The book Sapiens has been on my bedside table for about two years. I have so many books to read and just did not get to it. I started today and the first few paragraphs have me riveted. And like many stories we have heard before, the book was rejected many times before it was published.
Yuval Noah Harari writes, “About 13.5 billion years ago, matter, energy, time and space came into being in what is known as the Big Bang. The story of these fundamental features of our universe is called physics.
About 300,000 years after their appearance, matter and energy started to coalesce into complex structures, called atoms, which then combined into molecules. The story of atoms, molecules and their interactions is called chemistry.
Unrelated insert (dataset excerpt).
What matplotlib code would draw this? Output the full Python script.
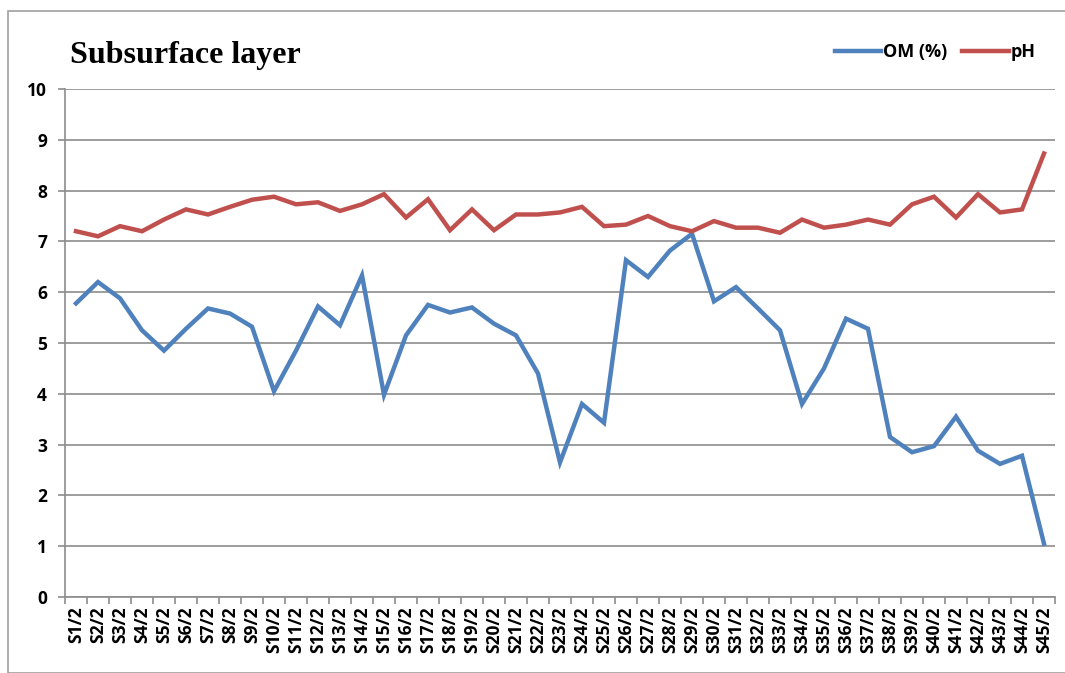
import numpy as np
import matplotlib.pyplot as plt
from matplotlib.patches import Rectangle

# sample names
SAMPLES = [f'S{i}/2' for i in range(1, 46)]

OM = [5.78, 6.20, 5.88, 5.25, 4.85, 5.28, 5.68, 5.58, 5.32, 4.05,
      4.85, 5.72, 5.35, 6.33, 3.98, 5.15, 5.75, 5.60, 5.70, 5.38,
      5.15, 4.40, 2.65, 3.80, 3.43, 6.63, 6.30, 6.82, 7.15, 5.82,
      6.10, 5.68, 5.25, 3.80, 4.50, 5.48, 5.28, 3.15, 2.85, 2.97,
      3.55, 2.88, 2.62, 2.78, 1.05]

PH = [7.20, 7.10, 7.30, 7.20, 7.43, 7.63, 7.53, 7.68, 7.82, 7.88,
      7.73, 7.77, 7.60, 7.73, 7.93, 7.47, 7.83, 7.22, 7.63, 7.22,
      7.53, 7.53, 7.57, 7.68, 7.30, 7.33, 7.50, 7.30, 7.20, 7.40,
      7.27, 7.27, 7.17, 7.43, 7.27, 7.33, 7.43, 7.33, 7.73, 7.88,
      7.47, 7.93, 7.57, 7.63, 8.73]

Y_TICKS = list(range(0, 11))

BLUE = '#4F81BD'
RED = '#C0504D'
GRID = '#8C8C8C'
TICK_FONT = 'Open Sans'


def main():
    fig = plt.figure(figsize=(10.65, 6.73), dpi=100)
    # outer chart border
    fig.patches.append(Rectangle((8 / 1065, 0.0), 1.0, 1 - 11 / 673,
                                 transform=fig.transFigure, fill=False,
                                 edgecolor='#A0A0A0', linewidth=1.2))

    ax = fig.add_axes([65 / 1065, 1 - 597 / 673, 990 / 1065, 508 / 673])
    x = np.arange(len(SAMPLES))

    ax.plot(x, OM, color=BLUE, lw=3.2, label='OM (%)', solid_joinstyle='miter')
    ax.plot(x, PH, color=RED, lw=3.2, label='pH', solid_joinstyle='miter')

    ax.set_xlim(-0.5, len(SAMPLES) - 0.5)
    ax.set_ylim(0, 10)
    ax.set_yticks(Y_TICKS)
    ax.set_yticklabels([str(v) for v in Y_TICKS], fontfamily=TICK_FONT,
                       fontweight='bold', fontsize=12.5)
    ax.set_xticks(x)
    ax.set_xticklabels(SAMPLES, rotation=90, fontfamily=TICK_FONT,
                       fontweight='bold', fontsize=12.5)
    ax.set_xticks(np.arange(-0.5, len(SAMPLES)), minor=True)
    ax.tick_params(axis='x', which='major', length=0, pad=7)
    ax.tick_params(axis='x', which='minor', length=5, color=GRID, width=1.2)
    ax.tick_params(axis='y', length=5, color=GRID, width=1.2, pad=8)

    ax.grid(axis='y', color=GRID, lw=1.2)
    ax.set_axisbelow(True)
    for side in ['top', 'right']:
        ax.spines[side].set_visible(False)
    for side in ['left', 'bottom']:
        ax.spines[side].set_color(GRID)
        ax.spines[side].set_linewidth(1.2)

    fig.text(70 / 1065, 1 - 55 / 673, 'Subsurface layer', fontfamily='Liberation Serif',
             fontweight='bold', fontsize=23, va='center', ha='left')

    fig.legend(loc='center right', bbox_to_anchor=(1052 / 1065, 1 - 52 / 673), ncol=2,
               frameon=False, prop={'family': TICK_FONT, 'weight': 'bold', 'size': 13},
               handlelength=2.6, handletextpad=0.1, columnspacing=0.8)

    fig.savefig('out.png', dpi=100)


if __name__ == '__main__':
    main()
About 3.8 billion years ago, on a planet called Earth, certain molecules combined to form particularly large and intricate structures called organisms. The story of organisms is called biology. About 70,000 years ago, organisms belonging to the species Homo sapiens started to form even more elaborate structures called cultures. The subsequent development of these human cultures is called history.
Three important revolutions shaped the course of history: the Cognitive Revolution kick-started history about 70,000 years ago. The Agricultural Revolution sped it up about 12,000 years ago. The Scientific Revolution, which got under way only 500 years ago, may well end history and start something completely different. This book tells the story of how these three revolutions have affected humans and their fellow organisms.
There were humans long before there was history. Animals much like modern humans first appeared about 2.5 million years ago. But for countless generations they did not stand out from the myriad other organisms with which they shared their habitats.”
How is that for a summary of how we got here? I cannot wait to read more.
Harari also said, “It is likely that most of what you currently learn at school will be irrelevant by the time you are 40… my best advice is to focus on personal resilience and emotional intelligence.”
Personal resilience, emotional intelligence, and lifelong learning about things you are drawn to. Ideas that stir your curiosity. Failure, growth, passion, learning, creativity. These are the things that give our lives meaning.
Critical thinking. Being educated not necessarily trained. Learning how to learn.
When we think about all the things that have happened before today, our worries and struggles and hopes and fears are coupled with perspective. What can we write on our blank page today? We are already thousands of chapters into the story.